### Source excerpt ###

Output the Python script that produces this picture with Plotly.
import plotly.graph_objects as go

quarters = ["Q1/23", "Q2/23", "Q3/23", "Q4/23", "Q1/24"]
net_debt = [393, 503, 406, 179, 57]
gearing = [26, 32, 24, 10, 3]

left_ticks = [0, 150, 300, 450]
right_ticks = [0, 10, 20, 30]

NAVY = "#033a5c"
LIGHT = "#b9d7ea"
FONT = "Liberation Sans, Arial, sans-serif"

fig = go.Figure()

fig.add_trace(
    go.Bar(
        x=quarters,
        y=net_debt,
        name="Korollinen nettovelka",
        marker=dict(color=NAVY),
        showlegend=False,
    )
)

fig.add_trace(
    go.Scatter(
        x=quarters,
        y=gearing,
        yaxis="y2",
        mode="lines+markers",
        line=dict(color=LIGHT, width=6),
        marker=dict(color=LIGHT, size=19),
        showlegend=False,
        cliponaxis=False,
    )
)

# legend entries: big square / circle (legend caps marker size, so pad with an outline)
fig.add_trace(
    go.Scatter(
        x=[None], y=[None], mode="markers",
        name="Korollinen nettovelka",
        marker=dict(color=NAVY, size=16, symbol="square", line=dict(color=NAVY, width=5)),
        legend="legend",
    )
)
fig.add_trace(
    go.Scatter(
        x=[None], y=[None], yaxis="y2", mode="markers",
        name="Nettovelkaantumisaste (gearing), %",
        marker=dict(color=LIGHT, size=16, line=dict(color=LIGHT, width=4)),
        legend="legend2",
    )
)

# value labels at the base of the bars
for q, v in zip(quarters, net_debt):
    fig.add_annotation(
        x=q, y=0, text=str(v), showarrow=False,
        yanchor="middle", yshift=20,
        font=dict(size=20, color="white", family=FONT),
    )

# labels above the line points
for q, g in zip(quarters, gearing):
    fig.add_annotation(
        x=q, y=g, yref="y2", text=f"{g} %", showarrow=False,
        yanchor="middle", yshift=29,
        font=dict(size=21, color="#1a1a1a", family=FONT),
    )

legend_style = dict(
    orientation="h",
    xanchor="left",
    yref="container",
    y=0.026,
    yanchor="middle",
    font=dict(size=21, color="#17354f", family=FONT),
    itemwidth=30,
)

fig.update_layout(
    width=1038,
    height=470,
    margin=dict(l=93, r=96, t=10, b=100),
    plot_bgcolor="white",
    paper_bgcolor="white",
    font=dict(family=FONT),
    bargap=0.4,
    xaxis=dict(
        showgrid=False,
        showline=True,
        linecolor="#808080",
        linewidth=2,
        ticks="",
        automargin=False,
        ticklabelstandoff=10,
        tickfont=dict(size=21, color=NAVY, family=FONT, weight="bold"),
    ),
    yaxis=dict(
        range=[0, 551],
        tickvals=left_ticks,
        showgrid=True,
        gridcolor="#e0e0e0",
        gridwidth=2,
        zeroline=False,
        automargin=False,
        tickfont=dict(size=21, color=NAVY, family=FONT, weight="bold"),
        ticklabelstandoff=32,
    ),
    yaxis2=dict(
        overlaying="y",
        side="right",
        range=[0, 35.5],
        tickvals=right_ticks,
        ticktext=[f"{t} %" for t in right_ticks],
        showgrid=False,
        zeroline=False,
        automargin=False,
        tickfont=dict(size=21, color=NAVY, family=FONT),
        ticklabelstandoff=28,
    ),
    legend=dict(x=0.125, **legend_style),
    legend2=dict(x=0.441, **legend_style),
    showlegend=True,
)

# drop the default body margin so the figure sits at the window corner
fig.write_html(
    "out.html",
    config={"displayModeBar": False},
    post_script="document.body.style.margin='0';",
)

###

* _Problem to work on_: Return the listing above in its exact form.

* _Complete response_:
Output the Python script that produces this picture with Plotly.
import plotly.graph_objects as go

quarters = ["Q1/23", "Q2/23", "Q3/23", "Q4/23", "Q1/24"]
net_debt = [393, 503, 406, 179, 57]
gearing = [26, 32, 24, 10, 3]

left_ticks = [0, 150, 300, 450]
right_ticks = [0, 10, 20, 30]

NAVY = "#033a5c"
LIGHT = "#b9d7ea"
FONT = "Liberation Sans, Arial, sans-serif"

fig = go.Figure()

fig.add_trace(
    go.Bar(
        x=quarters,
        y=net_debt,
        name="Korollinen nettovelka",
        marker=dict(color=NAVY),
        showlegend=False,
    )
)

fig.add_trace(
    go.Scatter(
        x=quarters,
        y=gearing,
        yaxis="y2",
        mode="lines+markers",
        line=dict(color=LIGHT, width=6),
        marker=dict(color=LIGHT, size=19),
        showlegend=False,
        cliponaxis=False,
    )
)

# legend entries: big square / circle (legend caps marker size, so pad with an outline)
fig.add_trace(
    go.Scatter(
        x=[None], y=[None], mode="markers",
        name="Korollinen nettovelka",
        marker=dict(color=NAVY, size=16, symbol="square", line=dict(color=NAVY, width=5)),
        legend="legend",
    )
)
fig.add_trace(
    go.Scatter(
        x=[None], y=[None], yaxis="y2", mode="markers",
        name="Nettovelkaantumisaste (gearing), %",
        marker=dict(color=LIGHT, size=16, line=dict(color=LIGHT, width=4)),
        legend="legend2",
    )
)

# value labels at the base of the bars
for q, v in zip(quarters, net_debt):
    fig.add_annotation(
        x=q, y=0, text=str(v), showarrow=False,
        yanchor="middle", yshift=20,
        font=dict(size=20, color="white", family=FONT),
    )

# labels above the line points
for q, g in zip(quarters, gearing):
    fig.add_annotation(
        x=q, y=g, yref="y2", text=f"{g} %", showarrow=False,
        yanchor="middle", yshift=29,
        font=dict(size=21, color="#1a1a1a", family=FONT),
    )

legend_style = dict(
    orientation="h",
    xanchor="left",
    yref="container",
    y=0.026,
    yanchor="middle",
    font=dict(size=21, color="#17354f", family=FONT),
    itemwidth=30,
)

fig.update_layout(
    width=1038,
    height=470,
    margin=dict(l=93, r=96, t=10, b=100),
    plot_bgcolor="white",
    paper_bgcolor="white",
    font=dict(family=FONT),
    bargap=0.4,
    xaxis=dict(
        showgrid=False,
        showline=True,
        linecolor="#808080",
        linewidth=2,
        ticks="",
        automargin=False,
        ticklabelstandoff=10,
        tickfont=dict(size=21, color=NAVY, family=FONT, weight="bold"),
    ),
    yaxis=dict(
        range=[0, 551],
        tickvals=left_ticks,
        showgrid=True,
        gridcolor="#e0e0e0",
        gridwidth=2,
        zeroline=False,
        automargin=False,
        tickfont=dict(size=21, color=NAVY, family=FONT, weight="bold"),
        ticklabelstandoff=32,
    ),
    yaxis2=dict(
        overlaying="y",
        side="right",
        range=[0, 35.5],
        tickvals=right_ticks,
        ticktext=[f"{t} %" for t in right_ticks],
        showgrid=False,
        zeroline=False,
        automargin=False,
        tickfont=dict(size=21, color=NAVY, family=FONT),
        ticklabelstandoff=28,
    ),
    legend=dict(x=0.125, **legend_style),
    legend2=dict(x=0.441, **legend_style),
    showlegend=True,
)

# drop the default body margin so the figure sits at the window corner
fig.write_html(
    "out.html",
    config={"displayModeBar": False},
    post_script="document.body.style.margin='0';",
)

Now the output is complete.